İncelememi bitirmeden önce İklimler'de dikkat çekmek istediğim bir nokta da diyaloglar. Nuri Bilge Ceylan’ın bilhassa Bir Zamanlar Anadolu’da sonrası güçlü sinematografisinin yanına güçlü senaryolar eklediğini biliyoruz. İklimler de bu gelişimin izlerini taşıyan yönlere sahip kanımca. Filmin ana teması olarak özellikle birçok defa üzerinde durduğum iletişimsizliği diyalogların dile getirmeden söyledikleriyle görüyoruz. Birbirlerine direkt olarak cümle dahi kurmayan bu karakterlerin konuşmalarının satır araları satırlar olmaya başlıyor bir süre sonra. Bu satır aralarını genişleten mimikler ve tonlamalar bazı noktalarda – sanırım başrollerin profesyonel oyuncu olmamalarından dolayı- istenilen etkiyi yaratmakta zayıf kalsa da bütünde iyi bir izlenim bırakıyor.

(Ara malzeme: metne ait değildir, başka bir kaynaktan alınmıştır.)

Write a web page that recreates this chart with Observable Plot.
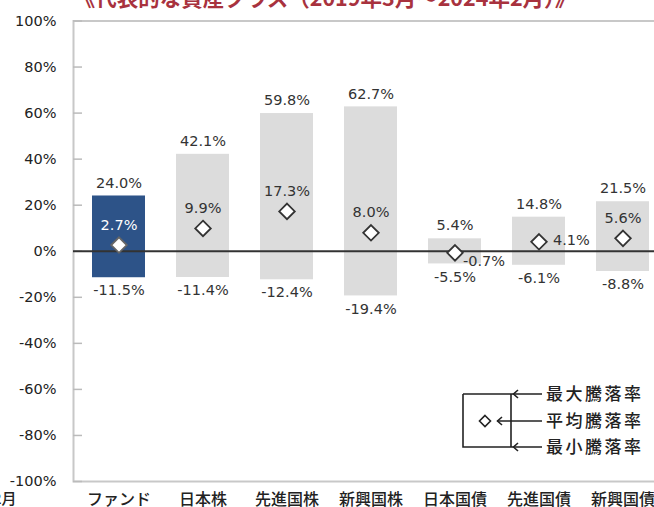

Genel resme baktığımda iletişimsizlik ve erkeğin güç istenci etrafında örülen bu film kesinlikle izlemeye değer. Film senaryo, diyalog ve oyunculuk anlamında önemli şeyler sunmakla beraber asıl kıymetini Nuri Bilge Ceylan’ın bu hikayeyi filme dönüştürürken yaptığı sinematografik tercihlerde saklıyor. Bu tercihler hem yönetmenin temayı ele alış tarzıyla ilgili ipuçları sunuyor, hem de Nuri Bilge Ceylan sinemasıyla ilgili birçok izlenim elde etmemizi sağlıyor.